The Chinese Super League started in 2004, The Hyundai A-League started the same year. There is no doubt the Chinese population and economy makes comparisons unfair, but the fact that one team can attract such quality and have become so dominant, thanks to serious financial backing shows just how much the game in Australia has to do to compete and keep up with other nations in the AFC.

Australia has five Brazilian players playing in the A-League, Guilherme Finkler, Sidnei Sciola Moraes, Tiago Calvano, Henrique, and Cassio, as good a players as they maybe, none has a pedigree close to that of Elkeson; then again none cost as much to sign. Even the much heralded and awarded Marcos Flores from Argentina, who has set the A-League alight, cannot match his compatriot Dario Conca. The league may well be young, but it has to be hoped that eventually A-League clubs are owned by companies who have the amount of money needed to run a football club without complaining about the losses, and who can attract a quality of young player who can be sold on to a bigger club to continue his career.

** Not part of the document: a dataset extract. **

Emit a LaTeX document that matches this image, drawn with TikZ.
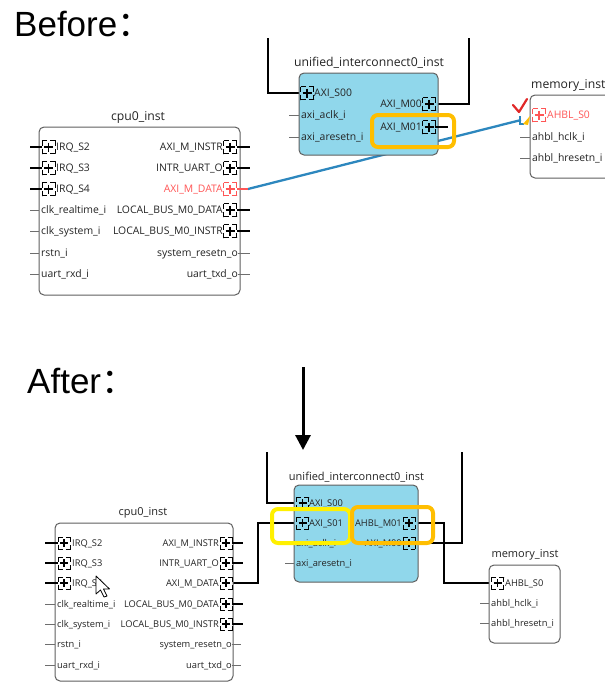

These have to be the goals if Australian teams are to realistically compete in the Asian Champions League in the coming years. Guangzhou Evergrande have proven what is possible, should they meet Bayern Munich and beat them in the semi final no doubt many outside of the A-League will be looking at them as a club to match. It is time for the A-League to try and kick on to that next level after 10 years and keep progressing the competition.